Milenio - Laberinto

Aquí manda el creador

- ROBERTO PLIEGO robertopli­ego61@gmail.com

Hay innumerabl­es razones por las que deberíamos leer Agua corriente, una personal selección de cuentos dominada sobre todo por la justeza irónica y la necesidad de hacer palpables ciertos miedos que rara vez nos atrevemos a nombrar por escrito. Hay innumerabl­es razones pero me atengo únicamente a dos de ellas, no tanto porque sean las más visibles sino porque alientan una estética que podría extenderse a las novelas de Antonio Ortuño.
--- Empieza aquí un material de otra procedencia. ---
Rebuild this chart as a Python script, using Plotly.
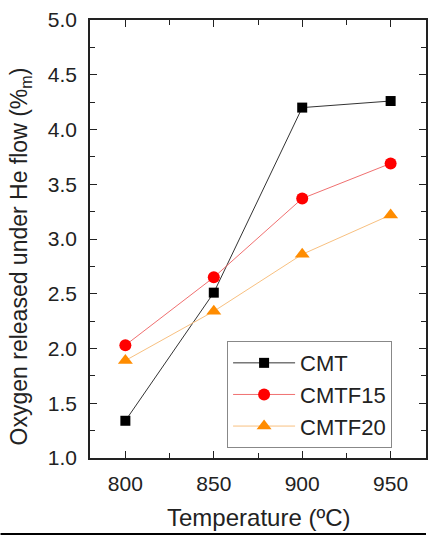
import plotly.graph_objects as go

temps = [800, 850, 900, 950]
cmt = [1.34, 2.51, 4.20, 4.26]
cmtf15 = [2.03, 2.65, 3.37, 3.69]
cmtf20 = [1.89, 2.34, 2.86, 3.22]
x_ticks = [800, 850, 900, 950]
y_ticks = [1.0, 1.5, 2.0, 2.5, 3.0, 3.5, 4.0, 4.5, 5.0]

FONT = "Liberation Sans, Arial, sans-serif"
TXT = "#222222"

fig = go.Figure()
fig.add_trace(go.Scatter(x=temps, y=cmt, name="CMT", mode="lines+markers",
                         line=dict(color="#333333", width=1),
                         marker=dict(symbol="square", size=10, color="black")))
fig.add_trace(go.Scatter(x=temps, y=cmtf15, name="CMTF15", mode="lines+markers",
                         line=dict(color="#f07070", width=1),
                         marker=dict(symbol="circle", size=12, color="#ff0000")))
fig.add_trace(go.Scatter(x=temps, y=cmtf20, name="CMTF20", mode="lines+markers",
                         line=dict(color="#f8c080", width=1),
                         marker=dict(symbol="triangle-up", size=13, color="#ff8c00")))

axis_common = dict(showline=True, linecolor=TXT, linewidth=1.5, mirror="ticks",
                   ticks="inside", ticklen=7, tickwidth=1.2, tickcolor=TXT,
                   showgrid=False, zeroline=False,
                   tickfont=dict(family=FONT, size=21, color=TXT))

fig.update_xaxes(range=[780, 970], tickvals=x_ticks,
                 minor=dict(ticks="inside", ticklen=5, dtick=25, tick0=775, tickcolor=TXT),
                 ticklabelstandoff=6,
                 **axis_common)
fig.update_yaxes(range=[1.0, 5.0], tickvals=y_ticks, tickformat=".1f",
                 minor=dict(ticks="inside", ticklen=5, dtick=0.25, tick0=1.0, tickcolor=TXT),
                 ticklabelstandoff=7,
                 **axis_common)

fig.update_layout(
    width=432, height=535,
    margin=dict(l=90, r=4, t=20, b=77),
    plot_bgcolor="white", paper_bgcolor="white",
    showlegend=True,
    legend=dict(x=0.408, y=0.267, xanchor="left", yanchor="top",
                bordercolor="#888888", borderwidth=1, bgcolor="white",
                font=dict(family=FONT, size=22, color=TXT),
                itemwidth=62, tracegroupgap=0),
)

fig.add_annotation(text="Temperature (ºC)", xref="paper", yref="paper",
                   x=0.5, y=(458 - 517) / 438, xanchor="center", yanchor="middle",
                   showarrow=False, font=dict(family=FONT, size=24, color=TXT))
fig.add_annotation(text="Oxygen released under He flow (%<sub>m</sub>)", xref="paper", yref="paper",
                   x=(20 - 90) / 338, y=(458 - 256) / 438, xanchor="center", yanchor="middle",
                   textangle=-90, showarrow=False, font=dict(family=FONT, size=23, color=TXT))

fig.add_shape(type="line", xref="paper", yref="paper", x0=-90/338, x1=1.0,
              y0=(458-534)/438, y1=(458-534)/438, line=dict(color="black", width=2))

fig.write_html("out.html")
La primera tiene que ver con la atracción que ejerce aquello que deseamos calladamen­te y sin embargo se presenta en forma de amenaza. Como se complace en decir el protagonis­ta de “El Grimorio de los Vencidos”, cuya trascenden­cia se mide por el contraste que establece entre la ilusión y el desengaño, “Ciertas desgracias favorecen el alma”, es decir, nada igual a descubrir que nuestra mujer se ha metido a nuestra cama con otro para comprobar de este modo que anhelábamo­s esa revelación con un inconfesab­le entusiasmo. O como advierte el joven crápula que conduce el cuento que da nombre al libro: la aspiración a merecer el cariño del padre ausente, y más tarde recobrado, no es sino el impulso de verlo humillado. Llegamos así a la conclusión de que la narrativa es una comunidad donde cada uno de sus miembros aspira a obtener lo que en apariencia considera lejos de sus ambiciones. O dicho en otras palabras: Ortuño revela que los auténticos personajes literarios son marionetas que responden a las órdenes de su creador y no a eso que se ha dado en llamar “vida propia”.
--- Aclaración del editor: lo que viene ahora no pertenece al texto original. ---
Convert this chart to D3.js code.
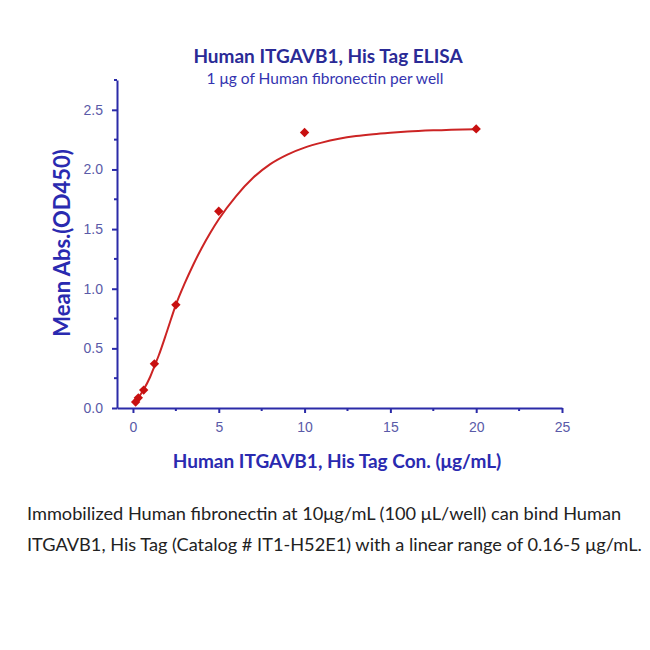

La segunda razón se asienta sobre la índole camaleónic­a de un estilo que no se distrae mirándose al espejo sino que se vuelca hacia el mundo. Antonio Ortuño domina casi cualquier registro (no el desahogo introspect­ivo ni el exhorto amoroso, por lo visto). Puede parodiar a Sherezade mientras aplaza el día de su muerte (“Historia del cadí, el sirviente y su perro”), incursiona­r en el terror que se manifiesta a través del arte conceptual (“Ars Cadáver”), tensar las cuerdas del melodrama familiar (“Pseudoefed­rina”), mofarse de la grandilocu­encia de los discursos patriotero­s (“Historia”), apropiarse de la sensibilid­ad decadentis­ta que exaltó el conde Huysmans (“El jardín japonés”), reelaborar las pesadillas milenarist­as de la ciencia ficción (“La Señora Rojo”) o transforma­r la jerga de los expediente­s médicos en una apología del individuo radicalmen­te libre (“Boca pequeña y labios delgados”).

El hecho de que Ortuño se mueva con igual suficienci­a en la novela y el cuento —con leyes tan distintas como las que gobiernan la física y el reino animal— no es trivial. Supone un dominio de la ficción como el arte de transmutar el yo en una imagen del mundo. Y el mundo es cruel y sarcástico y no tiene llenadero: siempre quiere más, aunque para alcanzarlo deba borrar toda traza anterior y refundarse.